_Given data_.

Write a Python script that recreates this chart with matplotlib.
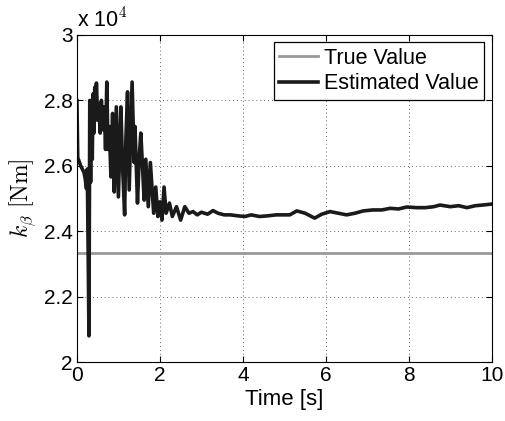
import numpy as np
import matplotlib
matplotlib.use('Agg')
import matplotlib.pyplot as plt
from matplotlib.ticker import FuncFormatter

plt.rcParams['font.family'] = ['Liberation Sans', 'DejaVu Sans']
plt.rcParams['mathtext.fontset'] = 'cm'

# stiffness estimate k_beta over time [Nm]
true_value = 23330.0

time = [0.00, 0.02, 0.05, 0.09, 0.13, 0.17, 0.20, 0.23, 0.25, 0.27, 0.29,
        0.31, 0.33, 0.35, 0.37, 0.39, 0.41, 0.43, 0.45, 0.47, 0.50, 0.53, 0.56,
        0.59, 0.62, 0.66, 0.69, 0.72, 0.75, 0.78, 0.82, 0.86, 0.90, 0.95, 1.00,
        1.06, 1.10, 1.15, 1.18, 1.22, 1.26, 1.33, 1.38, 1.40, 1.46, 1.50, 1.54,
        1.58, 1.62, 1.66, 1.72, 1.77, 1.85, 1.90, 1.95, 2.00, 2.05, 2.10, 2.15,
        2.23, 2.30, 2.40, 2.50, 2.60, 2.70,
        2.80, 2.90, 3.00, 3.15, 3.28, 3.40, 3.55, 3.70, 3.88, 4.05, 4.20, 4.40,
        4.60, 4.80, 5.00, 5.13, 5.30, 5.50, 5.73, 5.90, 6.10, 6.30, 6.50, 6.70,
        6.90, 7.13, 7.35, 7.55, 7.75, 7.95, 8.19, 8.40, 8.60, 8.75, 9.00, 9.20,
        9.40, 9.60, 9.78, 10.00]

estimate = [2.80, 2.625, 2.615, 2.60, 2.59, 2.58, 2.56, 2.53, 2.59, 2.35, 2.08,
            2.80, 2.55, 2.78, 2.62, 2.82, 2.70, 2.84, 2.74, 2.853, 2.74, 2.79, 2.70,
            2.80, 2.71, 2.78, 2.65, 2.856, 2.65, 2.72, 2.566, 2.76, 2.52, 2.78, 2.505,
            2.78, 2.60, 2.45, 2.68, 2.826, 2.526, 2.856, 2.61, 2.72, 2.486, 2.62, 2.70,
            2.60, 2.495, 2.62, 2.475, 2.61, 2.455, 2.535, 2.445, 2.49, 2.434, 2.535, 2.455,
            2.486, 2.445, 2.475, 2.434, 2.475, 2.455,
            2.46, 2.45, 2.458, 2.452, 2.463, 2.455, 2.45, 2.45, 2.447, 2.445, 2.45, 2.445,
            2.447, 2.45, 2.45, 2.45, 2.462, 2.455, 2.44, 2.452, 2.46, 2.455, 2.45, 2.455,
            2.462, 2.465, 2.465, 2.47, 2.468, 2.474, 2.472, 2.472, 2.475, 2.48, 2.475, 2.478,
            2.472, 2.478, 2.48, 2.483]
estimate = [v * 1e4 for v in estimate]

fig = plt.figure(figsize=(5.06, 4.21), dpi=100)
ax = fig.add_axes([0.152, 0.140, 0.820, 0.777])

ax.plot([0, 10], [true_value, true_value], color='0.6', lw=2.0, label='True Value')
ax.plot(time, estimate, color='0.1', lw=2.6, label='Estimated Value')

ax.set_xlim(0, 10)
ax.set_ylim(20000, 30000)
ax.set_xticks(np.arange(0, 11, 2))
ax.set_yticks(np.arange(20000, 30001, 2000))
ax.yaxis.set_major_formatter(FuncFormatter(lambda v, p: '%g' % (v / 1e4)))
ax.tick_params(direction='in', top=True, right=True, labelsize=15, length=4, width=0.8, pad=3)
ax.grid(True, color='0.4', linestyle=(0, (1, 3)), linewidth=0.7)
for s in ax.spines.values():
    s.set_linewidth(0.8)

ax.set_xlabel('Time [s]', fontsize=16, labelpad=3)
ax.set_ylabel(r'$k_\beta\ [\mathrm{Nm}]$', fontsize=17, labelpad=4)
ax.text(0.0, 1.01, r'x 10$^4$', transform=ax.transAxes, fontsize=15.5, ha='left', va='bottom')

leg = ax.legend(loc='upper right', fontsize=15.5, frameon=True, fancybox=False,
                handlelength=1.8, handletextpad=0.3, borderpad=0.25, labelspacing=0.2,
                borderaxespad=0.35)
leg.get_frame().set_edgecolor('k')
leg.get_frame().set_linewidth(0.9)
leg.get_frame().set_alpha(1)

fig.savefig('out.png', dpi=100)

_Set problem_. With all pictures left out, please transcribe exactly the lines from the start of the material through the line with "true_value = 23330.0".

_Task result_.
Write a Python script that recreates this chart with matplotlib.
import numpy as np
import matplotlib
matplotlib.use('Agg')
import matplotlib.pyplot as plt
from matplotlib.ticker import FuncFormatter

plt.rcParams['font.family'] = ['Liberation Sans', 'DejaVu Sans']
plt.rcParams['mathtext.fontset'] = 'cm'

# stiffness estimate k_beta over time [Nm]
true_value = 23330.0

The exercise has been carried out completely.